Direction
Pictures within the data are to be left out; everything else must be reproduced exactly.

Dataset excerpt
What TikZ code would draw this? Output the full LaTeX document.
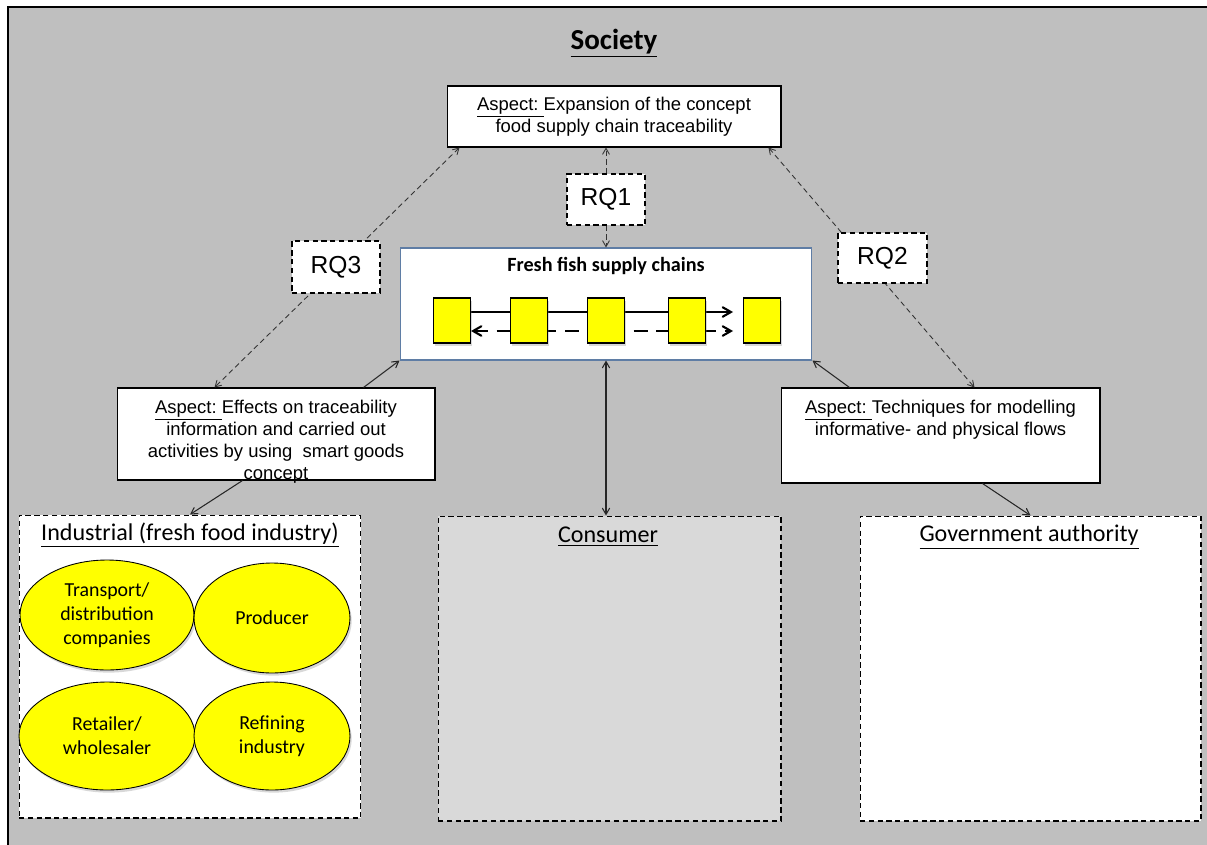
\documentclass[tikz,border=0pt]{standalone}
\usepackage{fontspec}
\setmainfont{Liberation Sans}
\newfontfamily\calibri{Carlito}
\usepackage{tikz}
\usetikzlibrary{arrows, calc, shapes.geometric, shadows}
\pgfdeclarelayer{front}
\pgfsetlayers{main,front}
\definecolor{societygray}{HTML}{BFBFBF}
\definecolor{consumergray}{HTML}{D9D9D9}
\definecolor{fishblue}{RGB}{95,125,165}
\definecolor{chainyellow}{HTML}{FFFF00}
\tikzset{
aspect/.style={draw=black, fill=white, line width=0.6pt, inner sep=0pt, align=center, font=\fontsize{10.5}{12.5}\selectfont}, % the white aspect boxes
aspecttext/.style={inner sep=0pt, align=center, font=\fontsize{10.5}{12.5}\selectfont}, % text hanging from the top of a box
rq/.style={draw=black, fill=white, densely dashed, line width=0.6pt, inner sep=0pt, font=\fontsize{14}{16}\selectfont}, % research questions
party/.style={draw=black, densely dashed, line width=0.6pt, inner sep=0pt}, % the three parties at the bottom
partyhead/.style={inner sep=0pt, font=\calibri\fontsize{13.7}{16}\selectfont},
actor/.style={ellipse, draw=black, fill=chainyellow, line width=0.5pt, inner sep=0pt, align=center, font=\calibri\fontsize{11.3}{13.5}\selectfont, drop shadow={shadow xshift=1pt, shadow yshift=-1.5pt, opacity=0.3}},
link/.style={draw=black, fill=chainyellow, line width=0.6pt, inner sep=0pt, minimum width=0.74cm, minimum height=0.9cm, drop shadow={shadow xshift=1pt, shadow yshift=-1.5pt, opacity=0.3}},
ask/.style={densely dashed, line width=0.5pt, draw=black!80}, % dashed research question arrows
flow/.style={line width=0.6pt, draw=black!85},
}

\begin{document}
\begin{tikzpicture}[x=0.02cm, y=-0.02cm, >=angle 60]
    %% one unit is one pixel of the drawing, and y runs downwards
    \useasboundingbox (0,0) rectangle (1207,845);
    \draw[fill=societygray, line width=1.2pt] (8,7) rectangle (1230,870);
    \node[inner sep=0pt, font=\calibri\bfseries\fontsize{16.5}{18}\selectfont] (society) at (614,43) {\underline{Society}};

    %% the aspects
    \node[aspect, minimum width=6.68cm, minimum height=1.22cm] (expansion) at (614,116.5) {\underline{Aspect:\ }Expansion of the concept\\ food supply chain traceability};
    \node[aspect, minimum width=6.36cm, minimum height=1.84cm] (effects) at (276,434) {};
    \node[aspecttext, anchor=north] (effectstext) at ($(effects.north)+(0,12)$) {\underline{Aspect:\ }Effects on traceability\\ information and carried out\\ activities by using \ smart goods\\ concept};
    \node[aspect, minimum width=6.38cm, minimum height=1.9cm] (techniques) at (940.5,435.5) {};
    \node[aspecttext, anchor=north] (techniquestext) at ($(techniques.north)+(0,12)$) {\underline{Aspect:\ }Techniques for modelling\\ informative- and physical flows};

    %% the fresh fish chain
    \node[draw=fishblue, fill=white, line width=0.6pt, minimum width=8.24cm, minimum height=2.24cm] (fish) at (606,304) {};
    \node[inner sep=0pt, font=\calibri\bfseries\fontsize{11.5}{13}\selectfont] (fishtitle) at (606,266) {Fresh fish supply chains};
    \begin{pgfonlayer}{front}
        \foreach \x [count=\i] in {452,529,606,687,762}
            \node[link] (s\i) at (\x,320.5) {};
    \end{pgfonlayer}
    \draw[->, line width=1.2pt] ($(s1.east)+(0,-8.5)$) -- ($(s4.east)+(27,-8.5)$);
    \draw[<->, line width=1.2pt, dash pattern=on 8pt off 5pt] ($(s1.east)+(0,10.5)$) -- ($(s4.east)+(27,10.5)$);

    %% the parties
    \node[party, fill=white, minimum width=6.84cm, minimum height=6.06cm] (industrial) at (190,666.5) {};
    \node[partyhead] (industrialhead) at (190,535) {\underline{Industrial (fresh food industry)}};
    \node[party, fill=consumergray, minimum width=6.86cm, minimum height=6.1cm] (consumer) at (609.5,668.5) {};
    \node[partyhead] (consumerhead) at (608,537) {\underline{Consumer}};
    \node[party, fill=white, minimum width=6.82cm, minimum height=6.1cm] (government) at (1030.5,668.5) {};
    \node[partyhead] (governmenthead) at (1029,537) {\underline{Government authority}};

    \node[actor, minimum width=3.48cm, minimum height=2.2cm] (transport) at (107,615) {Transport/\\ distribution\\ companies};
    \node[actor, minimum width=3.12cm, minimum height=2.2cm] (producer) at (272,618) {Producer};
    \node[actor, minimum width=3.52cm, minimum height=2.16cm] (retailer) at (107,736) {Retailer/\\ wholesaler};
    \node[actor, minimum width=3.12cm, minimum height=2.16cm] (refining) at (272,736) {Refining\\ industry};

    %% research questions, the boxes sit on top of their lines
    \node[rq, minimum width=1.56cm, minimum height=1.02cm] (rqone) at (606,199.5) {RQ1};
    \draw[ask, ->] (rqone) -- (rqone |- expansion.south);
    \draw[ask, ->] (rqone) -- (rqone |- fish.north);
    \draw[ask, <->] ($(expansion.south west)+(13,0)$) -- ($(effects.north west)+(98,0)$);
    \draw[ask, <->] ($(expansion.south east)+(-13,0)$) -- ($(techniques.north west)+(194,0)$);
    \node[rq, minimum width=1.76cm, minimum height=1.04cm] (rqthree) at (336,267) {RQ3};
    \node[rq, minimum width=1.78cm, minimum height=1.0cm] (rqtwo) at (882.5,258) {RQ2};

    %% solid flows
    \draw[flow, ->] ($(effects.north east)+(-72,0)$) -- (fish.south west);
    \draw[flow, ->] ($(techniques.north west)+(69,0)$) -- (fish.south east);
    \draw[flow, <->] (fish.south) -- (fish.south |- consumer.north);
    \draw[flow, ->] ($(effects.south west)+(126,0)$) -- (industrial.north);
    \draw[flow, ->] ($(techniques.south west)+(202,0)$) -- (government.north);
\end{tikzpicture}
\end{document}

Written answer
What TikZ code would draw this? Output the full LaTeX document.
\documentclass[tikz,border=0pt]{standalone}
\usepackage{fontspec}
\setmainfont{Liberation Sans}
\newfontfamily\calibri{Carlito}
\usepackage{tikz}
\usetikzlibrary{arrows, calc, shapes.geometric, shadows}
\pgfdeclarelayer{front}
\pgfsetlayers{main,front}
\definecolor{societygray}{HTML}{BFBFBF}
\definecolor{consumergray}{HTML}{D9D9D9}
\definecolor{fishblue}{RGB}{95,125,165}
\definecolor{chainyellow}{HTML}{FFFF00}
\tikzset{
aspect/.style={draw=black, fill=white, line width=0.6pt, inner sep=0pt, align=center, font=\fontsize{10.5}{12.5}\selectfont}, % the white aspect boxes
aspecttext/.style={inner sep=0pt, align=center, font=\fontsize{10.5}{12.5}\selectfont}, % text hanging from the top of a box
rq/.style={draw=black, fill=white, densely dashed, line width=0.6pt, inner sep=0pt, font=\fontsize{14}{16}\selectfont}, % research questions
party/.style={draw=black, densely dashed, line width=0.6pt, inner sep=0pt}, % the three parties at the bottom
partyhead/.style={inner sep=0pt, font=\calibri\fontsize{13.7}{16}\selectfont},
actor/.style={ellipse, draw=black, fill=chainyellow, line width=0.5pt, inner sep=0pt, align=center, font=\calibri\fontsize{11.3}{13.5}\selectfont, drop shadow={shadow xshift=1pt, shadow yshift=-1.5pt, opacity=0.3}},
link/.style={draw=black, fill=chainyellow, line width=0.6pt, inner sep=0pt, minimum width=0.74cm, minimum height=0.9cm, drop shadow={shadow xshift=1pt, shadow yshift=-1.5pt, opacity=0.3}},
ask/.style={densely dashed, line width=0.5pt, draw=black!80}, % dashed research question arrows
flow/.style={line width=0.6pt, draw=black!85},
}

\begin{document}
\begin{tikzpicture}[x=0.02cm, y=-0.02cm, >=angle 60]
    %% one unit is one pixel of the drawing, and y runs downwards
    \useasboundingbox (0,0) rectangle (1207,845);
    \draw[fill=societygray, line width=1.2pt] (8,7) rectangle (1230,870);
    \node[inner sep=0pt, font=\calibri\bfseries\fontsize{16.5}{18}\selectfont] (society) at (614,43) {\underline{Society}};

    %% the aspects
    \node[aspect, minimum width=6.68cm, minimum height=1.22cm] (expansion) at (614,116.5) {\underline{Aspect:\ }Expansion of the concept\\ food supply chain traceability};
    \node[aspect, minimum width=6.36cm, minimum height=1.84cm] (effects) at (276,434) {};
    \node[aspecttext, anchor=north] (effectstext) at ($(effects.north)+(0,12)$) {\underline{Aspect:\ }Effects on traceability\\ information and carried out\\ activities by using \ smart goods\\ concept};
    \node[aspect, minimum width=6.38cm, minimum height=1.9cm] (techniques) at (940.5,435.5) {};
    \node[aspecttext, anchor=north] (techniquestext) at ($(techniques.north)+(0,12)$) {\underline{Aspect:\ }Techniques for modelling\\ informative- and physical flows};

    %% the fresh fish chain
    \node[draw=fishblue, fill=white, line width=0.6pt, minimum width=8.24cm, minimum height=2.24cm] (fish) at (606,304) {};
    \node[inner sep=0pt, font=\calibri\bfseries\fontsize{11.5}{13}\selectfont] (fishtitle) at (606,266) {Fresh fish supply chains};
    \begin{pgfonlayer}{front}
        \foreach \x [count=\i] in {452,529,606,687,762}
            \node[link] (s\i) at (\x,320.5) {};
    \end{pgfonlayer}
    \draw[->, line width=1.2pt] ($(s1.east)+(0,-8.5)$) -- ($(s4.east)+(27,-8.5)$);
    \draw[<->, line width=1.2pt, dash pattern=on 8pt off 5pt] ($(s1.east)+(0,10.5)$) -- ($(s4.east)+(27,10.5)$);

    %% the parties
    \node[party, fill=white, minimum width=6.84cm, minimum height=6.06cm] (industrial) at (190,666.5) {};
    \node[partyhead] (industrialhead) at (190,535) {\underline{Industrial (fresh food industry)}};
    \node[party, fill=consumergray, minimum width=6.86cm, minimum height=6.1cm] (consumer) at (609.5,668.5) {};
    \node[partyhead] (consumerhead) at (608,537) {\underline{Consumer}};
    \node[party, fill=white, minimum width=6.82cm, minimum height=6.1cm] (government) at (1030.5,668.5) {};
    \node[partyhead] (governmenthead) at (1029,537) {\underline{Government authority}};

    \node[actor, minimum width=3.48cm, minimum height=2.2cm] (transport) at (107,615) {Transport/\\ distribution\\ companies};
    \node[actor, minimum width=3.12cm, minimum height=2.2cm] (producer) at (272,618) {Producer};
    \node[actor, minimum width=3.52cm, minimum height=2.16cm] (retailer) at (107,736) {Retailer/\\ wholesaler};
    \node[actor, minimum width=3.12cm, minimum height=2.16cm] (refining) at (272,736) {Refining\\ industry};

    %% research questions, the boxes sit on top of their lines
    \node[rq, minimum width=1.56cm, minimum height=1.02cm] (rqone) at (606,199.5) {RQ1};
    \draw[ask, ->] (rqone) -- (rqone |- expansion.south);
    \draw[ask, ->] (rqone) -- (rqone |- fish.north);
    \draw[ask, <->] ($(expansion.south west)+(13,0)$) -- ($(effects.north west)+(98,0)$);
    \draw[ask, <->] ($(expansion.south east)+(-13,0)$) -- ($(techniques.north west)+(194,0)$);
    \node[rq, minimum width=1.76cm, minimum height=1.04cm] (rqthree) at (336,267) {RQ3};
    \node[rq, minimum width=1.78cm, minimum height=1.0cm] (rqtwo) at (882.5,258) {RQ2};

    %% solid flows
    \draw[flow, ->] ($(effects.north east)+(-72,0)$) -- (fish.south west);
    \draw[flow, ->] ($(techniques.north west)+(69,0)$) -- (fish.south east);
    \draw[flow, <->] (fish.south) -- (fish.south |- consumer.north);
    \draw[flow, ->] ($(effects.south west)+(126,0)$) -- (industrial.north);
    \draw[flow, ->] ($(techniques.south west)+(202,0)$) -- (government.north);
\end{tikzpicture}
\end{document}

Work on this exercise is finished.